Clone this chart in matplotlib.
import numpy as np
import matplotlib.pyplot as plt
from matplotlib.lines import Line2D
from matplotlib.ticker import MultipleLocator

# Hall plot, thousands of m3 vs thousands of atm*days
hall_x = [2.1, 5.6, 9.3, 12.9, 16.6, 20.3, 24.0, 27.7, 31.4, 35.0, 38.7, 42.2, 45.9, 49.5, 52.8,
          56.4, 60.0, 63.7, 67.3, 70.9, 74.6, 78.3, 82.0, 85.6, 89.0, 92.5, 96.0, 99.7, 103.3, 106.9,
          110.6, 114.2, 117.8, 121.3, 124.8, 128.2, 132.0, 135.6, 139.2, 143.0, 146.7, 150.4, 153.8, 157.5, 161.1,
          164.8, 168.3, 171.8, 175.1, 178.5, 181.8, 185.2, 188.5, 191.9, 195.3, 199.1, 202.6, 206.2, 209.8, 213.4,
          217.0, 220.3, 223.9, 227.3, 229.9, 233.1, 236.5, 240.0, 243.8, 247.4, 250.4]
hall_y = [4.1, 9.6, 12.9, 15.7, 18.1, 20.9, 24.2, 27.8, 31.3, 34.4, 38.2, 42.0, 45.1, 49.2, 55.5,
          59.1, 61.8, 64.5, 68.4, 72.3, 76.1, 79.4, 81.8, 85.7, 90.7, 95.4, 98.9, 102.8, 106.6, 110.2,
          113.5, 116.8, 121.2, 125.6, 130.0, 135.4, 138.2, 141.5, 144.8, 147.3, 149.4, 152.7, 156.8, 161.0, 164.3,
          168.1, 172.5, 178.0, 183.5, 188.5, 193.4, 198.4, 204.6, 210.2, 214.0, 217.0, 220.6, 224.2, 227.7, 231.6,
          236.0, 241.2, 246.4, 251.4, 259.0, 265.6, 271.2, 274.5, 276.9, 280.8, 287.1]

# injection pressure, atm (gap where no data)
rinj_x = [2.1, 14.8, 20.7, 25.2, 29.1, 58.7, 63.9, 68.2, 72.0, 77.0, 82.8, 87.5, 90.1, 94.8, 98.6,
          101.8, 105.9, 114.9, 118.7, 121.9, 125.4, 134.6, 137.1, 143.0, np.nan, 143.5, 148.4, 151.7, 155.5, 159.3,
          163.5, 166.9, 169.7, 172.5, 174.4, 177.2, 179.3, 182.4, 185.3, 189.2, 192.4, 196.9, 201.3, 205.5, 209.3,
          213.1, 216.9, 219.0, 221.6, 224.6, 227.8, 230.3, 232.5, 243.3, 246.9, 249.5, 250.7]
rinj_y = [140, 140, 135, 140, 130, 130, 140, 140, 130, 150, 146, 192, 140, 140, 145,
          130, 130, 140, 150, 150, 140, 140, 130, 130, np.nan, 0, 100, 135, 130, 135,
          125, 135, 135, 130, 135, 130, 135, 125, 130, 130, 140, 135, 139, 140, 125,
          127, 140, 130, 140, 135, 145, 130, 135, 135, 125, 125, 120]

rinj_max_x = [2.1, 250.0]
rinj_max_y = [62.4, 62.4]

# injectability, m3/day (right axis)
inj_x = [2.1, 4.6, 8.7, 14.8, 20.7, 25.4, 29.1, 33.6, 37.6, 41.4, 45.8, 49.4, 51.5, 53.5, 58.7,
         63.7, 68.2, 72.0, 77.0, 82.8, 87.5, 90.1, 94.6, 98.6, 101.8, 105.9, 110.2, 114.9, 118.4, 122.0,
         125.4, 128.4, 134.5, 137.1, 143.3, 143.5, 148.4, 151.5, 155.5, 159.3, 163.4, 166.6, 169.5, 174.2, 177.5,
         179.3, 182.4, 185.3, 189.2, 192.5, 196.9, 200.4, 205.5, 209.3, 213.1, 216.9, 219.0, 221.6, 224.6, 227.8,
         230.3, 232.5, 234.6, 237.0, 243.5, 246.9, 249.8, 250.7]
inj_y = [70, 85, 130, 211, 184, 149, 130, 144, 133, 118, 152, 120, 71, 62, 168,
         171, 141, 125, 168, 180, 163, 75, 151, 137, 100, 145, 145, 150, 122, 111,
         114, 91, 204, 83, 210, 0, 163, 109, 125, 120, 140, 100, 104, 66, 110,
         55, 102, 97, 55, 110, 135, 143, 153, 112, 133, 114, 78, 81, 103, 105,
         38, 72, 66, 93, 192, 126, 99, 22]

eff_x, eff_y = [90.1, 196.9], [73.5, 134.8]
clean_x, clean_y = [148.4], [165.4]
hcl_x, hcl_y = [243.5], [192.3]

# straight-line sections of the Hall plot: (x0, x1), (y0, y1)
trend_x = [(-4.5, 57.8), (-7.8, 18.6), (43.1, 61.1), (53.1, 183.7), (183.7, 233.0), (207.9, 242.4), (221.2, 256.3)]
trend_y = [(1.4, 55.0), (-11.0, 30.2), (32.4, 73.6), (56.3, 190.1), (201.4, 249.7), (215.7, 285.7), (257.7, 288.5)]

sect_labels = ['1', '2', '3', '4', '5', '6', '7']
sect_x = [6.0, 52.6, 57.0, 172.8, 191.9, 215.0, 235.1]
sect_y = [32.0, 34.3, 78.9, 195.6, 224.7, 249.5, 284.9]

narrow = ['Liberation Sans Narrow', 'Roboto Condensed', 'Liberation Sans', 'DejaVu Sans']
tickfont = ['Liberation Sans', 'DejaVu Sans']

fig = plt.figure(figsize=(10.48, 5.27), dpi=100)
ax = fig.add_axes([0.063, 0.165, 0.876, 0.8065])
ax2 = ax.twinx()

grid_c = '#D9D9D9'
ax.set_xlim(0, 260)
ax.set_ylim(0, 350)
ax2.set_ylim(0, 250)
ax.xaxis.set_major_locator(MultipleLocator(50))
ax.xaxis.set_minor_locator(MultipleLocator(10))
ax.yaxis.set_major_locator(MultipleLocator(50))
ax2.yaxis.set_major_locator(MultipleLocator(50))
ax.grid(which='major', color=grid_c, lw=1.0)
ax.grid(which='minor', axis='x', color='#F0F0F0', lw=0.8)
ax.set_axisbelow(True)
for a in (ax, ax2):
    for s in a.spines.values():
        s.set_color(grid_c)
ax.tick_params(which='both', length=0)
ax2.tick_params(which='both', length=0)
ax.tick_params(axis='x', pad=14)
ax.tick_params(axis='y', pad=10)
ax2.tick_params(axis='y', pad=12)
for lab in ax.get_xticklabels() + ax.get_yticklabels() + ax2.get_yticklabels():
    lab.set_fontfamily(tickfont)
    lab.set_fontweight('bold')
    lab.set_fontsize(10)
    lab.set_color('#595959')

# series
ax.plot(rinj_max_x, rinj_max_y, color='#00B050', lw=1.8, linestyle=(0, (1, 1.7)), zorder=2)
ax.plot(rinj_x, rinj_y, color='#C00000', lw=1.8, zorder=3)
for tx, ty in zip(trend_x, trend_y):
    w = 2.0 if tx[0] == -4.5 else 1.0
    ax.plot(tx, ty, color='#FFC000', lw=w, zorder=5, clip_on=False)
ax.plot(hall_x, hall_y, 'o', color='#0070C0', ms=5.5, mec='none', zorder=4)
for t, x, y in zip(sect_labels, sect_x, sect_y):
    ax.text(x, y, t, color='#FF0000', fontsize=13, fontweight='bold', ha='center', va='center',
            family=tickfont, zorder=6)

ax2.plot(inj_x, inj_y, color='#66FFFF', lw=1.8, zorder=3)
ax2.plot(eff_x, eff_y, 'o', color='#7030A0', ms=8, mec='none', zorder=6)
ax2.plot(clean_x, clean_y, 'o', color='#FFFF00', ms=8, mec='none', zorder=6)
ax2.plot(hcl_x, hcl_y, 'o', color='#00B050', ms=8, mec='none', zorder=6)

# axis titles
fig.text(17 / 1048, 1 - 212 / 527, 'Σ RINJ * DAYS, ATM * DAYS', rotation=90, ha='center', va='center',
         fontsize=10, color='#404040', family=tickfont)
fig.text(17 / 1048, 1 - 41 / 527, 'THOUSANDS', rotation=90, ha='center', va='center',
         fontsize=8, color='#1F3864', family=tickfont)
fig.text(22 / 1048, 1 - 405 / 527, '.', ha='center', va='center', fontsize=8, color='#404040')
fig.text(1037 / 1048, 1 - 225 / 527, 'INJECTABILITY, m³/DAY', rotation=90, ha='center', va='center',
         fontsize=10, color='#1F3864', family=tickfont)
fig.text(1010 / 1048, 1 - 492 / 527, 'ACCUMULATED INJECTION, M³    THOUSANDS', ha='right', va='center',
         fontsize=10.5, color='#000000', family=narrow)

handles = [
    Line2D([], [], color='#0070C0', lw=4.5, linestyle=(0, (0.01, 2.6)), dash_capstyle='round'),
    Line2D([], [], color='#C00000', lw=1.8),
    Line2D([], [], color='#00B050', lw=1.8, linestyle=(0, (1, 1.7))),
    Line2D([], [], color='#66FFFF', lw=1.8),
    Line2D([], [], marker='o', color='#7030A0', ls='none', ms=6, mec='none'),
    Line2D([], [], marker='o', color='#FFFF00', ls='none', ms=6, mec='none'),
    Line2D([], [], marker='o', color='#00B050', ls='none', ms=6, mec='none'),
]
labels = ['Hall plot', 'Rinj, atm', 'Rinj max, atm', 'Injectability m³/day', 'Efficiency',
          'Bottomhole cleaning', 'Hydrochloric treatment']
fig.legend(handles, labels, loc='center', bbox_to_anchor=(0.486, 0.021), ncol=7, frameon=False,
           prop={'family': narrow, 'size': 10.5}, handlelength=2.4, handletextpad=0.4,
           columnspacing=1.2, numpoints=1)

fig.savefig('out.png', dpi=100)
********
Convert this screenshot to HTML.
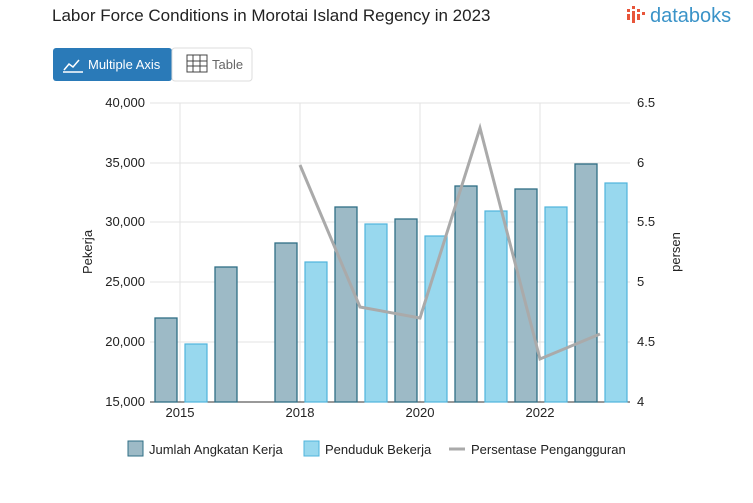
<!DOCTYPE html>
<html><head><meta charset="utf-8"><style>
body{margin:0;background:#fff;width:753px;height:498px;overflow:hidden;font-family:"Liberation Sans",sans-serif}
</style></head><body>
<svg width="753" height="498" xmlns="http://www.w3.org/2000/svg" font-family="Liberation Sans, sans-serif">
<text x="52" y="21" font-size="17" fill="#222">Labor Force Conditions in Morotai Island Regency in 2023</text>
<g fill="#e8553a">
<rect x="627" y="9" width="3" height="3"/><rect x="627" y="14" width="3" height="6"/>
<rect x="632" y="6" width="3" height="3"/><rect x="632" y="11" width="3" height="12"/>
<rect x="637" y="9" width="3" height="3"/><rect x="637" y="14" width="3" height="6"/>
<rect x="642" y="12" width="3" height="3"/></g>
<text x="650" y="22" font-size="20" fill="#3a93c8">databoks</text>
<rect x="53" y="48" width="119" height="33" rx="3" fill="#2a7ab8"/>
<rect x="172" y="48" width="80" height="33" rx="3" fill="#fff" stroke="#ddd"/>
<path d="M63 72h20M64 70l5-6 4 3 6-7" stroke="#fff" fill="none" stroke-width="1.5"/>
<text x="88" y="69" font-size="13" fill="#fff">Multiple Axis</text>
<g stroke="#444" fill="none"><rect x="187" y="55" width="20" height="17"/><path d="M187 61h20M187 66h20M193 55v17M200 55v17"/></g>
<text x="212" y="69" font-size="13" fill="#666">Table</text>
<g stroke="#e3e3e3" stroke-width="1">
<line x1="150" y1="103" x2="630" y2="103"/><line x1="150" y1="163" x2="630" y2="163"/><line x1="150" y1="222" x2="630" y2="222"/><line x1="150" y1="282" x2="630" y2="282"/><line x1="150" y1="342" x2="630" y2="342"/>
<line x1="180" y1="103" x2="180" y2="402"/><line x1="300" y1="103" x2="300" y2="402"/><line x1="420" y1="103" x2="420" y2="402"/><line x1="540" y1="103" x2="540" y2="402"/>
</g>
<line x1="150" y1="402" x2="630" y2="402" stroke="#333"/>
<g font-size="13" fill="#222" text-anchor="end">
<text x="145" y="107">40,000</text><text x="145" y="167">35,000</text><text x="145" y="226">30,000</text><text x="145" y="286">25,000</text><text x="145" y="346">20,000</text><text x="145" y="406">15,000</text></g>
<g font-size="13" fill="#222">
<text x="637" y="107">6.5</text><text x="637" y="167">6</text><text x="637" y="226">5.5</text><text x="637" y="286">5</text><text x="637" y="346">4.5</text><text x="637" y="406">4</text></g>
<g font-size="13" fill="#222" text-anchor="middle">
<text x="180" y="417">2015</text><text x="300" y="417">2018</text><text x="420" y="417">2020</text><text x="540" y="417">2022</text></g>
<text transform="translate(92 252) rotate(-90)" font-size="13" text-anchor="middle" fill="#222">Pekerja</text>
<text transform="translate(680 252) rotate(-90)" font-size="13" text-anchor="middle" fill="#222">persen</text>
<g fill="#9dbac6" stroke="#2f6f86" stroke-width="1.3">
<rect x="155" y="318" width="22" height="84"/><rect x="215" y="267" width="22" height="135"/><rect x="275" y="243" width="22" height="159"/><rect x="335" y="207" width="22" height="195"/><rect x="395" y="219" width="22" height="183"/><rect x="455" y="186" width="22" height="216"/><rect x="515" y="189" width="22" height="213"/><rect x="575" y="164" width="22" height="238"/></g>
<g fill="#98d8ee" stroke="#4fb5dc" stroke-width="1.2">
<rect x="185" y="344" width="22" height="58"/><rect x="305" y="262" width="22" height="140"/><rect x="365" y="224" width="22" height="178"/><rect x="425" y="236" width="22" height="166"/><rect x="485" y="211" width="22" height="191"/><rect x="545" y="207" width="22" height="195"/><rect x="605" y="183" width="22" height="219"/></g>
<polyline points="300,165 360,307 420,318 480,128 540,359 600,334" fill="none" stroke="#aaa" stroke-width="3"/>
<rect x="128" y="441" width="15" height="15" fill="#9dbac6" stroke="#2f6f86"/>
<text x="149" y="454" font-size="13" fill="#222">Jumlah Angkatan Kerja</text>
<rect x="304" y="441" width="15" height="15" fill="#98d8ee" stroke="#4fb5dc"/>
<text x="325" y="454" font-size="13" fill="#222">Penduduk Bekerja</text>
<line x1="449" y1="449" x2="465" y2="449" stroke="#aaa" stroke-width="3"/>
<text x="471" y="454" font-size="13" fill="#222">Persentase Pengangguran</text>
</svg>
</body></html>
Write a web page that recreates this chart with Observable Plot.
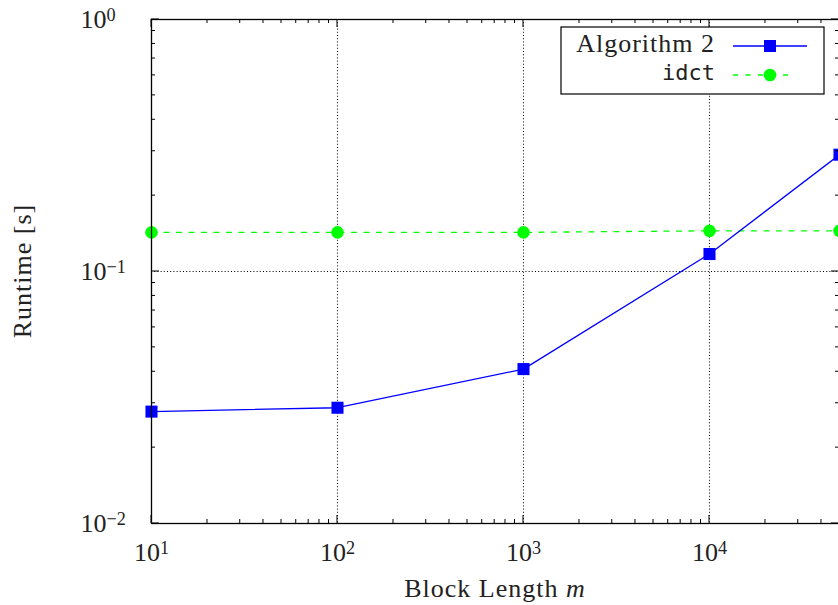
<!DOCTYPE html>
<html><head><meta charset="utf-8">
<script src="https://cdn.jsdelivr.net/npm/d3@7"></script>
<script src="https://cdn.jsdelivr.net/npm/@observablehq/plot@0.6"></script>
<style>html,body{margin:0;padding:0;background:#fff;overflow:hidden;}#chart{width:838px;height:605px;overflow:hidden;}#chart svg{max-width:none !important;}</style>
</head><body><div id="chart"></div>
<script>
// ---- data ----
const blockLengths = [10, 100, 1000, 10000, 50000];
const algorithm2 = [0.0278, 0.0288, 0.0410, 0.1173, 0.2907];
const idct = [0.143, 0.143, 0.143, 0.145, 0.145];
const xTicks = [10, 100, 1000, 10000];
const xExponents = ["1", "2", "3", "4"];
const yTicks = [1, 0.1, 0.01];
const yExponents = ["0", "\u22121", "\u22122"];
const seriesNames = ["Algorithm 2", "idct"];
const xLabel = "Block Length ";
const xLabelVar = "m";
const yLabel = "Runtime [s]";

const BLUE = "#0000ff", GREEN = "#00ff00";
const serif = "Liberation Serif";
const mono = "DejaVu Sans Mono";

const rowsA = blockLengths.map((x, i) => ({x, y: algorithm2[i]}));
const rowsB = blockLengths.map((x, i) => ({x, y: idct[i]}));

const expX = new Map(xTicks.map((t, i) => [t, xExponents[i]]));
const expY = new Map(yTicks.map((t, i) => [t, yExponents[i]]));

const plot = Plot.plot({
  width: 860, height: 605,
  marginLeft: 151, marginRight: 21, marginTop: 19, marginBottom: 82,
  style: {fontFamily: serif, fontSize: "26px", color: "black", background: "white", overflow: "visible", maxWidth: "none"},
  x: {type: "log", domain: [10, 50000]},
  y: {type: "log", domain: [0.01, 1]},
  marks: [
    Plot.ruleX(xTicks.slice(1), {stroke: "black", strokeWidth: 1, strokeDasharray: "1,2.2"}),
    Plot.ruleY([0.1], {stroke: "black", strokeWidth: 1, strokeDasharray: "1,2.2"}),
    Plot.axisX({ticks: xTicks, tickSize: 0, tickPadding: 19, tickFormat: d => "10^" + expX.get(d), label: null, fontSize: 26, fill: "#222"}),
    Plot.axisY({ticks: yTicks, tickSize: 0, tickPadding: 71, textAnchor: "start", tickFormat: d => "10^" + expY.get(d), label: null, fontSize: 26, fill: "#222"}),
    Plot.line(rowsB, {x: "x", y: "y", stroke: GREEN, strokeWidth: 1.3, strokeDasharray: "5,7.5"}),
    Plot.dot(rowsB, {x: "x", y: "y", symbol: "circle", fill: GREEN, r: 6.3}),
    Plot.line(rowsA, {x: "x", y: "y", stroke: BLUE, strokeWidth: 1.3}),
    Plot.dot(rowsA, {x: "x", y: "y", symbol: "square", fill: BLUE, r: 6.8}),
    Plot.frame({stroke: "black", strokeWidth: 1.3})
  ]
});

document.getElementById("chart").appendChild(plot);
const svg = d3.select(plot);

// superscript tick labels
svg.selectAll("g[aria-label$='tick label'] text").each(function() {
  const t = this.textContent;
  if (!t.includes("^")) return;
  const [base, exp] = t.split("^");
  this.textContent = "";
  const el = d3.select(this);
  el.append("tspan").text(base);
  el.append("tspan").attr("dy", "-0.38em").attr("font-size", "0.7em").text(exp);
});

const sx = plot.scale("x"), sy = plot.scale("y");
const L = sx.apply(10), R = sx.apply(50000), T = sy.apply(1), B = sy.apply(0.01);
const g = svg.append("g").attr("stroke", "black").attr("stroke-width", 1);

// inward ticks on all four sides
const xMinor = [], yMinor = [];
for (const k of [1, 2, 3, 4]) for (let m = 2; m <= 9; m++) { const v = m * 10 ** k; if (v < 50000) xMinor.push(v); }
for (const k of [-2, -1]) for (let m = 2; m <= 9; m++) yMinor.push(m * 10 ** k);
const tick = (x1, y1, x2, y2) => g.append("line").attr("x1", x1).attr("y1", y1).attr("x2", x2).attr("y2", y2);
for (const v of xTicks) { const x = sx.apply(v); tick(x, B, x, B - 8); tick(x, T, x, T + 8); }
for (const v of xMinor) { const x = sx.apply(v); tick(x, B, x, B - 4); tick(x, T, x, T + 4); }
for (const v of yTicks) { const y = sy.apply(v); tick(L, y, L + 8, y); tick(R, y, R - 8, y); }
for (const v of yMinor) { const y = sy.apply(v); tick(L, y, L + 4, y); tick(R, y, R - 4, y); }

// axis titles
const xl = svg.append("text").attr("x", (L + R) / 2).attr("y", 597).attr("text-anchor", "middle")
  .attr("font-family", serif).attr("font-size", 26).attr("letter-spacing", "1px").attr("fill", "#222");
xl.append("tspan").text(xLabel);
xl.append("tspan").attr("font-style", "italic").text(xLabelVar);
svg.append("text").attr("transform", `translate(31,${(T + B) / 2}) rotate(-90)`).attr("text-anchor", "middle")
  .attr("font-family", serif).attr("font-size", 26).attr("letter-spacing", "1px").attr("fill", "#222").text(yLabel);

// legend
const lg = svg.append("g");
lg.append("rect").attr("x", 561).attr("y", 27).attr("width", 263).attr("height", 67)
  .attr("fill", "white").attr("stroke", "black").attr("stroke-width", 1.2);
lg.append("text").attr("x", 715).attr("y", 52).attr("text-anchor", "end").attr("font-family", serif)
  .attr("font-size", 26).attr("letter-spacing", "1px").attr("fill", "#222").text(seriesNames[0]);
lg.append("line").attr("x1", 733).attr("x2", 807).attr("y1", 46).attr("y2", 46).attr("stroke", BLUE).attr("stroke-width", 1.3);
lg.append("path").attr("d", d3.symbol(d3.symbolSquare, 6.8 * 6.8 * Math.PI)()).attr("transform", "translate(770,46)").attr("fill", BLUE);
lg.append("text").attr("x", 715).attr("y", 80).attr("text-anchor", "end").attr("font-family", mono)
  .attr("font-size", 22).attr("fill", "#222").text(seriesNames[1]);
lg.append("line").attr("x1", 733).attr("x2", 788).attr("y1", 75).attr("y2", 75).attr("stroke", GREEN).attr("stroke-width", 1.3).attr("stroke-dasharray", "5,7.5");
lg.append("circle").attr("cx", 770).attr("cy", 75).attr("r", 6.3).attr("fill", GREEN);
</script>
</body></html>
********
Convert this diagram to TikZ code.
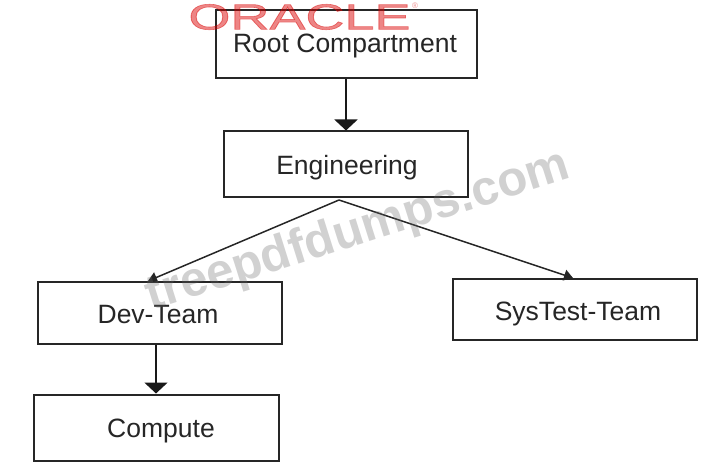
********
## Task details
Both the line with "Clone this chart in matplotlib." and the line with "from matplotlib.ticker import MultipleLocator" belong in the answer; write them out exactly, with every line between.

## Result of the exercise
Clone this chart in matplotlib.
import numpy as np
import matplotlib.pyplot as plt
from matplotlib.lines import Line2D
from matplotlib.ticker import MultipleLocator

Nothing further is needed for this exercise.